• _WHAT YOU NEED TO DO_: Every line with the string "this" should be gathered.

• _Stored records_:
-- Start --

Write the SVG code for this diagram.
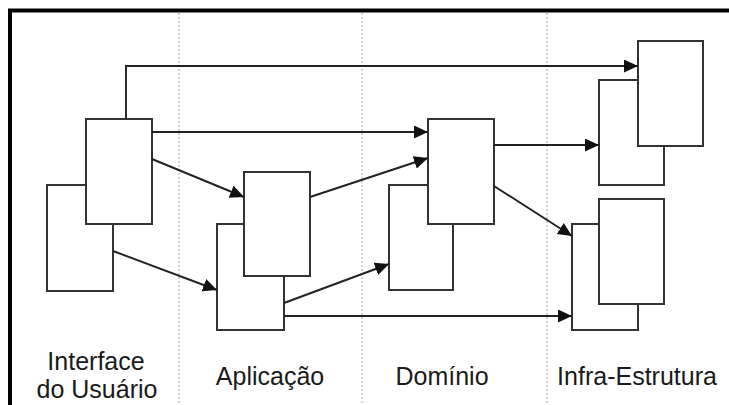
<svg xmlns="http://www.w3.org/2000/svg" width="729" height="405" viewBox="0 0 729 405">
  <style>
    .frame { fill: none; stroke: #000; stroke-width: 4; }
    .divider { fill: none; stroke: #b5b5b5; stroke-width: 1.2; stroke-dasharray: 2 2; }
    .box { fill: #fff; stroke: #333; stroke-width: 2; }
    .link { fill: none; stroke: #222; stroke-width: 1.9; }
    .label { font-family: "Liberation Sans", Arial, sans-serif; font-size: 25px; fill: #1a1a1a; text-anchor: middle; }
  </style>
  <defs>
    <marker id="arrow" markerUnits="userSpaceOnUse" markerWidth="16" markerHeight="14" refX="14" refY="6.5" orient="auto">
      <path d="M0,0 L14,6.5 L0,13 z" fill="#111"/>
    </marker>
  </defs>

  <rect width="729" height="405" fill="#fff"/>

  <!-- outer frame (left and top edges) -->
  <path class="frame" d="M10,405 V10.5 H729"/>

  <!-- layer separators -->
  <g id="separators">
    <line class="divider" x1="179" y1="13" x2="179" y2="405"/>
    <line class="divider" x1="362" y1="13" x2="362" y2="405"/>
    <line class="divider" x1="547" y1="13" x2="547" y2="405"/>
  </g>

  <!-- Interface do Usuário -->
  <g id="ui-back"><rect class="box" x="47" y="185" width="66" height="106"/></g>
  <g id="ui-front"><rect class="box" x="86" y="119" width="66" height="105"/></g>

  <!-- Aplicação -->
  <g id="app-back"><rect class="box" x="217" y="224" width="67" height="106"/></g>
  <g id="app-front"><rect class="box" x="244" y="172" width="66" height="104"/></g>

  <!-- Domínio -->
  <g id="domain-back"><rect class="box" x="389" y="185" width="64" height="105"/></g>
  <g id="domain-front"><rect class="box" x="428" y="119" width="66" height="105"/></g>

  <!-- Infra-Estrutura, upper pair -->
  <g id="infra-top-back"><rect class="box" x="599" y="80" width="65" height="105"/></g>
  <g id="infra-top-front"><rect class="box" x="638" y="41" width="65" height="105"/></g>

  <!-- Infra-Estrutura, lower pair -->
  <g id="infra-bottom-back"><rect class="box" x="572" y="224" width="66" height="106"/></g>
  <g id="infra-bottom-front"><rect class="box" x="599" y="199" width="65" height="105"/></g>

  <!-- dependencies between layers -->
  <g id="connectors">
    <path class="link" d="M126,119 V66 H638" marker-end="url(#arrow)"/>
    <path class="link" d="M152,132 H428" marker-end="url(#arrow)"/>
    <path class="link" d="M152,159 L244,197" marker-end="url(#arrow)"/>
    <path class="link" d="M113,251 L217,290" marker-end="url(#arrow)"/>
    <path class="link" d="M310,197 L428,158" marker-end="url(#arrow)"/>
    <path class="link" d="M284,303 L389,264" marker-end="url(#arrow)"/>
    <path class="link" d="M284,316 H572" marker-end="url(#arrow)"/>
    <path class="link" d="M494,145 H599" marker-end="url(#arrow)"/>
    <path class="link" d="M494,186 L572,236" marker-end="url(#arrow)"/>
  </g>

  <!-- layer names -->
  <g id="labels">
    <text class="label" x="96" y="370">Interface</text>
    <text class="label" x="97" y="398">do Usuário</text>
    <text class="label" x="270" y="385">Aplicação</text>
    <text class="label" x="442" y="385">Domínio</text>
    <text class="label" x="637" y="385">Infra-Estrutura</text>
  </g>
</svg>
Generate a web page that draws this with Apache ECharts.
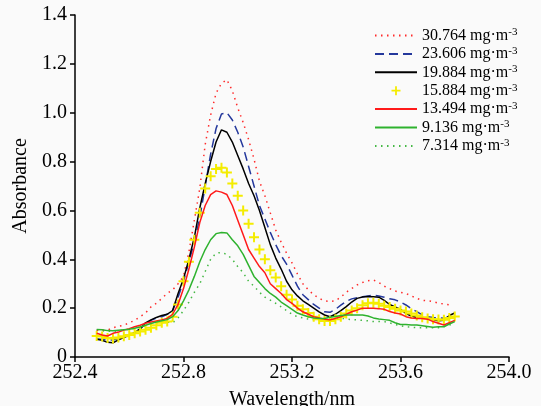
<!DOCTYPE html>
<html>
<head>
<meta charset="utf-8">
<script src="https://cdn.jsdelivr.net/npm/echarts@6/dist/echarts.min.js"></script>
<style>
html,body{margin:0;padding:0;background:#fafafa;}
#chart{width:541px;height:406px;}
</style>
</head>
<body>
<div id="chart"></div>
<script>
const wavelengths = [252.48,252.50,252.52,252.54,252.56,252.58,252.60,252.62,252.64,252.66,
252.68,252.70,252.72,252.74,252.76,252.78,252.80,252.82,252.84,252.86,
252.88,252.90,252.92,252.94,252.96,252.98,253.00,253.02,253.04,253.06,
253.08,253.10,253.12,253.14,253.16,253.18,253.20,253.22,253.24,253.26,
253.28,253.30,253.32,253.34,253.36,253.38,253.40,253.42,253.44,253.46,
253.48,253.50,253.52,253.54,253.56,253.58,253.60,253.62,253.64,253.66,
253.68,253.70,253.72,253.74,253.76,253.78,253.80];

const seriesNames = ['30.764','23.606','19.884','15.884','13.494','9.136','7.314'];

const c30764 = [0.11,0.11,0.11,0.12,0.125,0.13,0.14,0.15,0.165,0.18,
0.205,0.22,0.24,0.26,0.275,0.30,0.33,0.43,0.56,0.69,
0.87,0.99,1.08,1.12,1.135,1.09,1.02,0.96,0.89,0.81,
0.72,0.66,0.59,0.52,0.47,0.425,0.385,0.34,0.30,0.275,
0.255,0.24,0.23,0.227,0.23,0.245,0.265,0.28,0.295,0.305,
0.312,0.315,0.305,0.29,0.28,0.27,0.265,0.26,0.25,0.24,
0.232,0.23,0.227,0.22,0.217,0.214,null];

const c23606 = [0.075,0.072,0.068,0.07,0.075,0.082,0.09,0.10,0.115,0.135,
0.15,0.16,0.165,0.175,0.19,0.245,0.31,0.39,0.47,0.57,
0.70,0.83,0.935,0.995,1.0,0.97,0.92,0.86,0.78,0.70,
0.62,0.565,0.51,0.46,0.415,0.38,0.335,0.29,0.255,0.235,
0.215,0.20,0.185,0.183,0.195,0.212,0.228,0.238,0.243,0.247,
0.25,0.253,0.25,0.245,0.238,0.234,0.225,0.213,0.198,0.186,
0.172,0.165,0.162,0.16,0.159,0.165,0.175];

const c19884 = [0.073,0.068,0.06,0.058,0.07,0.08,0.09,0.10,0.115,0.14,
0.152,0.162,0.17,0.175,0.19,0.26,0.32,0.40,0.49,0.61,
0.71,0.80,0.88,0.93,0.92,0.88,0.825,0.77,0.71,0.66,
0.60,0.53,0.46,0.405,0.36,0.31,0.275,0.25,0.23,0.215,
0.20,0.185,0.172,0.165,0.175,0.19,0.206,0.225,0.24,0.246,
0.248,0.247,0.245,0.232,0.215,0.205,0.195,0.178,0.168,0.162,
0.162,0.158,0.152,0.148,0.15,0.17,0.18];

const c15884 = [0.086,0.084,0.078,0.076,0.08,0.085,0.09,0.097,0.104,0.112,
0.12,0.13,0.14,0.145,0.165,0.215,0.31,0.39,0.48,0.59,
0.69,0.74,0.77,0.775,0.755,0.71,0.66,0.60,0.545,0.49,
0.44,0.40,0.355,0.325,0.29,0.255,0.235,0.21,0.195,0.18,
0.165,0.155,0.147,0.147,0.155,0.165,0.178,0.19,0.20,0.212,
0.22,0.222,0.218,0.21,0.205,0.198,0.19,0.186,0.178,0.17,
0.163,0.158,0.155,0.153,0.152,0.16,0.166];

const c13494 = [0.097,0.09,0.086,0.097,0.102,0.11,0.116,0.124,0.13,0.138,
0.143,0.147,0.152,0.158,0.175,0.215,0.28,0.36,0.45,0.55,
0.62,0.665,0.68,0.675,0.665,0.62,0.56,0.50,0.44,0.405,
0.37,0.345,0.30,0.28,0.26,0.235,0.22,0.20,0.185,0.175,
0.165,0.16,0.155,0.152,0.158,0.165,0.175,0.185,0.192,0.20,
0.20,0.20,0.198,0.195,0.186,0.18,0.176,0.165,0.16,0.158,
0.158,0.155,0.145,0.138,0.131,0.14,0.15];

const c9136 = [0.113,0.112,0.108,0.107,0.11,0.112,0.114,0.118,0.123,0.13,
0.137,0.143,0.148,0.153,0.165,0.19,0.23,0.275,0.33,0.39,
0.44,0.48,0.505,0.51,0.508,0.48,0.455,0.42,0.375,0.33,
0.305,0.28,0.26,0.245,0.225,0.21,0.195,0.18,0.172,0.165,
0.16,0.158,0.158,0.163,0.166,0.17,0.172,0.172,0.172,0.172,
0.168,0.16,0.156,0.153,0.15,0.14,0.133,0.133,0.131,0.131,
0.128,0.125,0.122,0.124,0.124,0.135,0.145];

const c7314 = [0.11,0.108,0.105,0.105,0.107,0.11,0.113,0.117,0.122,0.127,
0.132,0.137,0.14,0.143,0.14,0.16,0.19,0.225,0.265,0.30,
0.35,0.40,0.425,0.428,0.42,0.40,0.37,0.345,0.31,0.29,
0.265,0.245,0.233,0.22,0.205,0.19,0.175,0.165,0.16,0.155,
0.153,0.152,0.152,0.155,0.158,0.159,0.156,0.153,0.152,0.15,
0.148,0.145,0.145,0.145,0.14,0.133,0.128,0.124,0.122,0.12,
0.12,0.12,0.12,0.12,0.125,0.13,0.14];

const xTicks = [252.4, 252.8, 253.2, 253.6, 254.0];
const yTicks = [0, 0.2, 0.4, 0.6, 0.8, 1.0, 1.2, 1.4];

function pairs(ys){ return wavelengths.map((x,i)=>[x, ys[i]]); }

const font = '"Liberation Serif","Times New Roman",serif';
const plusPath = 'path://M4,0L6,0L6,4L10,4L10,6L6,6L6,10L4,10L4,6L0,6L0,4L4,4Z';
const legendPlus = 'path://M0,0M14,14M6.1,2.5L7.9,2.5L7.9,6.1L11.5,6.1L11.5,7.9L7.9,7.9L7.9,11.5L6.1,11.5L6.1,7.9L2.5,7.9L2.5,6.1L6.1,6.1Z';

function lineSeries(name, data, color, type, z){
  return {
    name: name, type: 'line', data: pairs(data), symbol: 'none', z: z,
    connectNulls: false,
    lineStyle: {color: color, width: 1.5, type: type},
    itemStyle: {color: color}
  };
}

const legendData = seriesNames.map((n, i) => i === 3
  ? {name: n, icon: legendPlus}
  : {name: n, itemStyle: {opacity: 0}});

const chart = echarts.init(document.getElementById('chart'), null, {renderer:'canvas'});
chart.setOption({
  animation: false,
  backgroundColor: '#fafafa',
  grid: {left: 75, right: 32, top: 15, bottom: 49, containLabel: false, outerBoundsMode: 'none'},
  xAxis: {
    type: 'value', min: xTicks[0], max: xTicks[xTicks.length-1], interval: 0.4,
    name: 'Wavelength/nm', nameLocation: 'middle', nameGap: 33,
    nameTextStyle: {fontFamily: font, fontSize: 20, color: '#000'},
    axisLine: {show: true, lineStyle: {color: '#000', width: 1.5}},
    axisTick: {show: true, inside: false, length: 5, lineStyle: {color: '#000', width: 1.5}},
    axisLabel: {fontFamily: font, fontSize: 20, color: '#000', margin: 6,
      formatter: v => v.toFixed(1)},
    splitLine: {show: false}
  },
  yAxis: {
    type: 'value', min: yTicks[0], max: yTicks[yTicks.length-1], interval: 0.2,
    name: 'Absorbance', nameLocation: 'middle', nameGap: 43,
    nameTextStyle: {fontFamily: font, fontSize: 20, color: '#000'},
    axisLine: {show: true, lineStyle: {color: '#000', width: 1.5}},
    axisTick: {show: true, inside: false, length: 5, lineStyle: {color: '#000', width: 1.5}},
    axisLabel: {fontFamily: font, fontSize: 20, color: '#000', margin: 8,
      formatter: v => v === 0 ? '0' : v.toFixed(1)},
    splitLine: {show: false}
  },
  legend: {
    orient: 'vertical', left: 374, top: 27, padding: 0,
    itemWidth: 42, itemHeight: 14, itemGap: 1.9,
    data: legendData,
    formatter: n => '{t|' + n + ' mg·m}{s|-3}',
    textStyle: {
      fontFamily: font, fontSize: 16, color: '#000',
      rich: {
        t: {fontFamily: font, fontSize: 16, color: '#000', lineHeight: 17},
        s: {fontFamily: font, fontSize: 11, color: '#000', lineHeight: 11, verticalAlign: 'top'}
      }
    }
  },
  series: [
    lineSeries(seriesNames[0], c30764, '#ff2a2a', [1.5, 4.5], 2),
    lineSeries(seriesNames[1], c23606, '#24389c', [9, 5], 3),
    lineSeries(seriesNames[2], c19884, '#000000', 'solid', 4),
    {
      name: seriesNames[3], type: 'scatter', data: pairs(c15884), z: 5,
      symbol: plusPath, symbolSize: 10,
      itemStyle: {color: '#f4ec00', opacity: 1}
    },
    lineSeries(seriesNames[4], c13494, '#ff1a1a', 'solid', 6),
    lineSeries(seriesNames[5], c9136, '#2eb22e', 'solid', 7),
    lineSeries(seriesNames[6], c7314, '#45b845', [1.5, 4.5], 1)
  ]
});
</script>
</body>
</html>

-- End --

• _THE COMPLETED TASK_:
Write the SVG code for this diagram.
Generate a web page that draws this with Apache ECharts.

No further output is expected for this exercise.